··· Supplied data ···

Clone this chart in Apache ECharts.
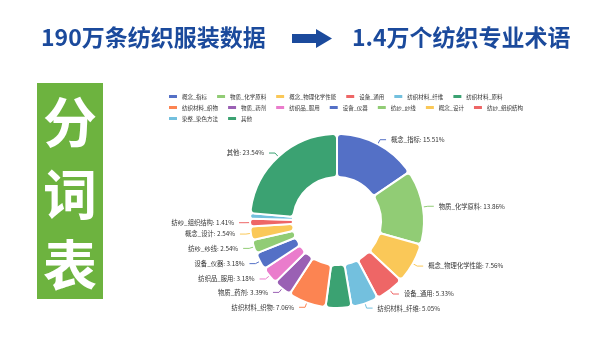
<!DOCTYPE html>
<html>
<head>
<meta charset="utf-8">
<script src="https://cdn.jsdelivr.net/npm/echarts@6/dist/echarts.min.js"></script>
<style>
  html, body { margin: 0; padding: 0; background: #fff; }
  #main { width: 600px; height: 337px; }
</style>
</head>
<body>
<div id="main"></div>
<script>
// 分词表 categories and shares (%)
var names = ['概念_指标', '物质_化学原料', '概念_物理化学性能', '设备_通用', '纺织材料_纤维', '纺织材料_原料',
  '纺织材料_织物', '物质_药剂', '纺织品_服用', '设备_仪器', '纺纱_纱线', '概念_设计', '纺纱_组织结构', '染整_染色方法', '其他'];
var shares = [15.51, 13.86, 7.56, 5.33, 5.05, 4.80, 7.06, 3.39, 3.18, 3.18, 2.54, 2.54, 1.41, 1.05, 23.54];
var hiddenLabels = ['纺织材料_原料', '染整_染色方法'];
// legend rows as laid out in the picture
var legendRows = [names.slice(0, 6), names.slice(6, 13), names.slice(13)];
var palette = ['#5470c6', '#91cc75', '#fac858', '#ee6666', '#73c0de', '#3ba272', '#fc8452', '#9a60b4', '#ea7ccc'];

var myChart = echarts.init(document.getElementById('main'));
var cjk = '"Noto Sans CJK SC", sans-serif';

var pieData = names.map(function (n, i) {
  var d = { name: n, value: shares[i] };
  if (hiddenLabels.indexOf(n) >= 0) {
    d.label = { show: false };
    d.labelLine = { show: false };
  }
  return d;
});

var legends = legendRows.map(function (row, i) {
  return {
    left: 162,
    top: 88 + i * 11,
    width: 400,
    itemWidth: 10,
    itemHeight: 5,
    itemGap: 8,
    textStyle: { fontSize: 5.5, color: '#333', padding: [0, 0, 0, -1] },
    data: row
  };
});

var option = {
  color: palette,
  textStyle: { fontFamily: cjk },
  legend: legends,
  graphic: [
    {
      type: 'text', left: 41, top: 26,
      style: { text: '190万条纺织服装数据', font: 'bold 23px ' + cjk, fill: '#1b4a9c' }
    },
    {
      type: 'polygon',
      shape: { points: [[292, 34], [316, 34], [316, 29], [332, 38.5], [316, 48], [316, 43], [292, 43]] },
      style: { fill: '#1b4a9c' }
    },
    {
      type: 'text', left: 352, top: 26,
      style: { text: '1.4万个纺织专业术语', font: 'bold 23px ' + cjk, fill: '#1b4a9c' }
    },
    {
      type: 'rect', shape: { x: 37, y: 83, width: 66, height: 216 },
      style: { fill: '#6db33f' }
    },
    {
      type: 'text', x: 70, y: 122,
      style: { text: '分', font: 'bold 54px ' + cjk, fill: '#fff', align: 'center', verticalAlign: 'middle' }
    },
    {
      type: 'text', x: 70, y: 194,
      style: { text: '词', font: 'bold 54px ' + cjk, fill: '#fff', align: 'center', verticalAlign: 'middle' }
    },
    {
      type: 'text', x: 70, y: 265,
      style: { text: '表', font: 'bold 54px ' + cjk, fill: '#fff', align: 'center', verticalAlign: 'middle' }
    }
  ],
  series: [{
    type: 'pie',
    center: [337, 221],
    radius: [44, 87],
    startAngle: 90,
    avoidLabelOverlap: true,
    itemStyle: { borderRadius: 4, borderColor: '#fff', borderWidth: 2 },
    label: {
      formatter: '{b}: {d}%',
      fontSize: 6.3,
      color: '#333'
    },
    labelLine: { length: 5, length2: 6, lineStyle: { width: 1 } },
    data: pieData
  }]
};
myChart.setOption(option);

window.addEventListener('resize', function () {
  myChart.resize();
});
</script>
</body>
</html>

···
··· Supplied data ···

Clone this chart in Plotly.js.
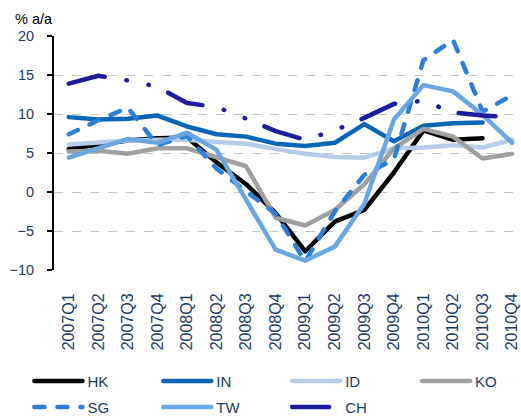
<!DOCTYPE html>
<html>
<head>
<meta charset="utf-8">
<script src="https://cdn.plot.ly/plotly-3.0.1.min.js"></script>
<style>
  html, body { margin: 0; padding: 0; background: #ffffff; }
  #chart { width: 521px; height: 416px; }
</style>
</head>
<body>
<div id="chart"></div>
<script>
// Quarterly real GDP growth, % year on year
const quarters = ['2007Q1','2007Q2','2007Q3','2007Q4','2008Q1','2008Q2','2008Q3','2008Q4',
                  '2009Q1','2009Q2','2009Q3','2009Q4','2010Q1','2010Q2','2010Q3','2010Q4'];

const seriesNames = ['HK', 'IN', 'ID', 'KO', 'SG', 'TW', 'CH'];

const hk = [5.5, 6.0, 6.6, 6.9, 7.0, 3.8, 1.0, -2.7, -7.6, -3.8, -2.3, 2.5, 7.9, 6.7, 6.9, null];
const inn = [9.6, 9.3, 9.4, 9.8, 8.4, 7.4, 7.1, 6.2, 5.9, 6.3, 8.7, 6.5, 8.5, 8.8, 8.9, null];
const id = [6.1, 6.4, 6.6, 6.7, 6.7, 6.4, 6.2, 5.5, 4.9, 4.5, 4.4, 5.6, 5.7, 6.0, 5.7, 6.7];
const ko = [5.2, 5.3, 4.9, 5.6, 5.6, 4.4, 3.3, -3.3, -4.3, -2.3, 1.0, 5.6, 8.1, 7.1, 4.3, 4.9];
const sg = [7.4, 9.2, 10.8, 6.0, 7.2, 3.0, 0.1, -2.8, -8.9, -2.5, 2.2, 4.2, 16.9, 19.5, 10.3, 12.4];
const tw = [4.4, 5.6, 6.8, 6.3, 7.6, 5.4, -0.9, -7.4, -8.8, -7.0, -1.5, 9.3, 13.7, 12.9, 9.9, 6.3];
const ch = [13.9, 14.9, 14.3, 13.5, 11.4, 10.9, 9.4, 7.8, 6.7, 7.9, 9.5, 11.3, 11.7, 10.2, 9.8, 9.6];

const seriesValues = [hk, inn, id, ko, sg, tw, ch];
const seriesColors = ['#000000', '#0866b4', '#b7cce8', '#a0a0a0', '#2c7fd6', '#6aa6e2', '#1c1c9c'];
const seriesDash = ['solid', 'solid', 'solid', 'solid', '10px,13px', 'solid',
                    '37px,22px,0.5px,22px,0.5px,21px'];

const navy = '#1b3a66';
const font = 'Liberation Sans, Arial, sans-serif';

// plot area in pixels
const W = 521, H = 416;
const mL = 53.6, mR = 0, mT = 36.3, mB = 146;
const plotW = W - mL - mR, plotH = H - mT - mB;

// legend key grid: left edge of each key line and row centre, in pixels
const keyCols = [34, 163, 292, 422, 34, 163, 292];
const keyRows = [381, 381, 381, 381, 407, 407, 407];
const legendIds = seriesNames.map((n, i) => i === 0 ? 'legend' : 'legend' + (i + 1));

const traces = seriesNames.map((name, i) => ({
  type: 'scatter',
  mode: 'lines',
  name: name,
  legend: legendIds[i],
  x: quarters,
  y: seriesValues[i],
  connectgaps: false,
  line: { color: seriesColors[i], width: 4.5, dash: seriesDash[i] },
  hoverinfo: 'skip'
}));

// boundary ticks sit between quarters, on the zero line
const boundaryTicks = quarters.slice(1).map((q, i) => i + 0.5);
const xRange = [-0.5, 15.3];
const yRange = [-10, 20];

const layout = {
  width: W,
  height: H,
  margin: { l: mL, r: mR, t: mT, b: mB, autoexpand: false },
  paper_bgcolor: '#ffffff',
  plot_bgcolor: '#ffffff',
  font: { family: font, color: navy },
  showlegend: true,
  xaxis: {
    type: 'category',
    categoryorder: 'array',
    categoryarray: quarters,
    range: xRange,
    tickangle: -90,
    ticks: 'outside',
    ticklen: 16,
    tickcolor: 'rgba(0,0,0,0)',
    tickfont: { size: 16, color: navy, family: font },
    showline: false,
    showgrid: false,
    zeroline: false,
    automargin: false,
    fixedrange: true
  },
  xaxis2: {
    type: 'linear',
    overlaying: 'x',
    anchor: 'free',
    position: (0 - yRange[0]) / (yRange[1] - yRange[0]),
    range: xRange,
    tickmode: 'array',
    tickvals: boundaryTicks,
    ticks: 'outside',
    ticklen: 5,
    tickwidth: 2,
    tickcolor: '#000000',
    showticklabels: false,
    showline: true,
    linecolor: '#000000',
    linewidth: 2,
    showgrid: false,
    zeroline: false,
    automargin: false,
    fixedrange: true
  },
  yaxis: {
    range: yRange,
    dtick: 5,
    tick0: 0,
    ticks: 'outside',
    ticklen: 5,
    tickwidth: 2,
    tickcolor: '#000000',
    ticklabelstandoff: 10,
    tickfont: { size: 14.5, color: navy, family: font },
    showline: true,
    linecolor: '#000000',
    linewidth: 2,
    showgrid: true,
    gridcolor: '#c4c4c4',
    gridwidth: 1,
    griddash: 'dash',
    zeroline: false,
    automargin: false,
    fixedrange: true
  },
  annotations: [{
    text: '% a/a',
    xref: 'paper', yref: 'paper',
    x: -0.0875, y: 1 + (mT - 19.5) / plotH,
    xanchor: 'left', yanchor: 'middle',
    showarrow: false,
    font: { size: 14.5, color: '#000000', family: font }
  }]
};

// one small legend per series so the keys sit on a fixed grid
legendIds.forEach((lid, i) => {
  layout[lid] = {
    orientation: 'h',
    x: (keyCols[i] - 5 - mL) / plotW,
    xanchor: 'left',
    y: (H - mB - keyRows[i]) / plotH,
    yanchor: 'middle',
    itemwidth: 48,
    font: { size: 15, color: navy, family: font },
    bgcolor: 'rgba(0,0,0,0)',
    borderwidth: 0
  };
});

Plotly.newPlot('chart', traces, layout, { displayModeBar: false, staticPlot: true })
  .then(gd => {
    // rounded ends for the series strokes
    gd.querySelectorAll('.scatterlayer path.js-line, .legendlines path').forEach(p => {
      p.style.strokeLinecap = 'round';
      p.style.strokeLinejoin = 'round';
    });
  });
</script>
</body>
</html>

···

== What this task involves ==
Copy out each line of the listing that holds "Clone".

== Solution for this problem ==
Clone this chart in Apache ECharts.
Clone this chart in Plotly.js.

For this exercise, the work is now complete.